#### WHAT YOU NEED TO DO
Locate all lines with the word "chart". Copy them.

#### DATASET SECTION
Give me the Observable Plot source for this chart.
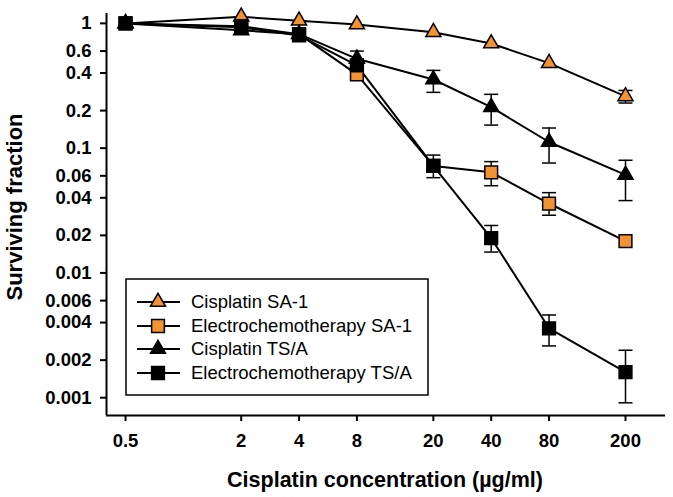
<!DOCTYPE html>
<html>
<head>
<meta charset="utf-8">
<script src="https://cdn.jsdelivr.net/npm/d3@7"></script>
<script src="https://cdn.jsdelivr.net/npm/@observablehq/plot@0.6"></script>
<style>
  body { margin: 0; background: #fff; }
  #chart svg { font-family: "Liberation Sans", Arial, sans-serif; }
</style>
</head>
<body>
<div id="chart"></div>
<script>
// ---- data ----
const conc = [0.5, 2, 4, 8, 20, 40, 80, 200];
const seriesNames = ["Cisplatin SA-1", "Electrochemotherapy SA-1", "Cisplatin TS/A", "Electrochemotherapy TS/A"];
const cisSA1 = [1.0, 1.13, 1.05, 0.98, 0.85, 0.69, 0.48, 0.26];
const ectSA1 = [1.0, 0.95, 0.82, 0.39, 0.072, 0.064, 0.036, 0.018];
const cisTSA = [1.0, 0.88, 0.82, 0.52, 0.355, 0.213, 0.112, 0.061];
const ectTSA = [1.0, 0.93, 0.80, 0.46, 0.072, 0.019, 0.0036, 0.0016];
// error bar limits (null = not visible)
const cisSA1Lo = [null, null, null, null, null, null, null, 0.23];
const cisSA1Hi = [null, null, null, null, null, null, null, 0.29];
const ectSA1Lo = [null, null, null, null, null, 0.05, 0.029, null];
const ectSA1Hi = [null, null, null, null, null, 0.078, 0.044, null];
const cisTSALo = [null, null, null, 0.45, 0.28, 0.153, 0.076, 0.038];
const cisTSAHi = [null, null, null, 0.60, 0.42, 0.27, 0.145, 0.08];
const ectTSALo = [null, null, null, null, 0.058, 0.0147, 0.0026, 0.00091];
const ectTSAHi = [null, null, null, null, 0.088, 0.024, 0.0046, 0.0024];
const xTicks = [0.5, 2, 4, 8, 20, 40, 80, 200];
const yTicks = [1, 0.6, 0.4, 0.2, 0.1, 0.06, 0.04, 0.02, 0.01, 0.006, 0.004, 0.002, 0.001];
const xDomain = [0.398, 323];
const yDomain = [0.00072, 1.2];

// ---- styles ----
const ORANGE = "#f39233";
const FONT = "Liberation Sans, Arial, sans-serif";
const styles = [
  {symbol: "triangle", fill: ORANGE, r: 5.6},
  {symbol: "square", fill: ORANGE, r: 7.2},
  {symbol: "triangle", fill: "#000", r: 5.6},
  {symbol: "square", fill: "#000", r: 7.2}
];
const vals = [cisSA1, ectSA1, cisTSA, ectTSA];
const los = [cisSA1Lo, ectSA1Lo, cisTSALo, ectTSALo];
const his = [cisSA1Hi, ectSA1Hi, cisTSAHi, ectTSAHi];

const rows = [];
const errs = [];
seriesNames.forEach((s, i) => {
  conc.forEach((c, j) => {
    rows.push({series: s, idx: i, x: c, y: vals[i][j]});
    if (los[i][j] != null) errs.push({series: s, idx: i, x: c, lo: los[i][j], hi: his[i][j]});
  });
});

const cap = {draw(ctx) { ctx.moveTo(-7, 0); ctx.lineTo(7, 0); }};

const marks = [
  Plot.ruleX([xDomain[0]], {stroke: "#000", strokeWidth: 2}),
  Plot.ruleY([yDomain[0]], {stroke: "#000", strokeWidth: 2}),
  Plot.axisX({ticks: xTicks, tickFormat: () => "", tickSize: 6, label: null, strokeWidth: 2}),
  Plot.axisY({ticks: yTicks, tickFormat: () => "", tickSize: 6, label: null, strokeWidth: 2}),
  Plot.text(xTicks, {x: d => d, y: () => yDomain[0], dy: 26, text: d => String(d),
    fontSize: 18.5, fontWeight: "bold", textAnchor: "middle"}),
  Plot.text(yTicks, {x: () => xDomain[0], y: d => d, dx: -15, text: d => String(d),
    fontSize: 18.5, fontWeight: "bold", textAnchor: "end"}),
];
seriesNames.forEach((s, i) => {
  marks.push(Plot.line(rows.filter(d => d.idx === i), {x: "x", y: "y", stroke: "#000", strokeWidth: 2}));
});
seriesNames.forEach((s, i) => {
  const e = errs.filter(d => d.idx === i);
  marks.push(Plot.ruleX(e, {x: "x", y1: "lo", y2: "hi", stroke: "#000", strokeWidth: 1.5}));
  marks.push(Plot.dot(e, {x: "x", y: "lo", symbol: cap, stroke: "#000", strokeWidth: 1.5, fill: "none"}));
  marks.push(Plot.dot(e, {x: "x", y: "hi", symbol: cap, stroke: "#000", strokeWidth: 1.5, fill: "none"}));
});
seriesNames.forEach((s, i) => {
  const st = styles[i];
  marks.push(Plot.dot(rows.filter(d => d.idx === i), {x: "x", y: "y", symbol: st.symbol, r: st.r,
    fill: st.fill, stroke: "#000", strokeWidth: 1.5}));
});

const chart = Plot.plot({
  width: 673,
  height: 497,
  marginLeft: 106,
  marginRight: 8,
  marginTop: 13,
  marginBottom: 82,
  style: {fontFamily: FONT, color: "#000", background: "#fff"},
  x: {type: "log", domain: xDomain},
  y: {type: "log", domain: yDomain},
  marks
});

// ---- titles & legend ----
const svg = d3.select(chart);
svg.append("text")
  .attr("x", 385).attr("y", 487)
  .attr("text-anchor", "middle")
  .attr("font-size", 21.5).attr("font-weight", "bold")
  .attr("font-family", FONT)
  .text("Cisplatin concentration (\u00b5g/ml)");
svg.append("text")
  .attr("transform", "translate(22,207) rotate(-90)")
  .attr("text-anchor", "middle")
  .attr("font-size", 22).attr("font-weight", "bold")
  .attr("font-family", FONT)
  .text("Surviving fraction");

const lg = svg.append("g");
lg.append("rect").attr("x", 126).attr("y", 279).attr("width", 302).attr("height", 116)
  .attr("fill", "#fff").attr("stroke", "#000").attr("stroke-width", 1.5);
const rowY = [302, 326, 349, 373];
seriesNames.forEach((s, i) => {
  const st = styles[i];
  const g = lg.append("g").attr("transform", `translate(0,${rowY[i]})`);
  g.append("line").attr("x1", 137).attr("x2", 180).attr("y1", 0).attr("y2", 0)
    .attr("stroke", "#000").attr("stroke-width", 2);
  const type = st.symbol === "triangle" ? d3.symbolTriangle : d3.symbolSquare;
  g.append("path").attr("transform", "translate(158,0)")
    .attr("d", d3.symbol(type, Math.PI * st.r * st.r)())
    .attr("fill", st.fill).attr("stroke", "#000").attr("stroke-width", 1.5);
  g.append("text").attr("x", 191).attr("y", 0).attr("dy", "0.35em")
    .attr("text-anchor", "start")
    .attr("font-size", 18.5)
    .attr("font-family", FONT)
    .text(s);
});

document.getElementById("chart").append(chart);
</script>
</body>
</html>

#### WRITTEN RESPONSE
Give me the Observable Plot source for this chart.
  #chart svg { font-family: "Liberation Sans", Arial, sans-serif; }
<div id="chart"></div>
const chart = Plot.plot({
const svg = d3.select(chart);
document.getElementById("chart").append(chart);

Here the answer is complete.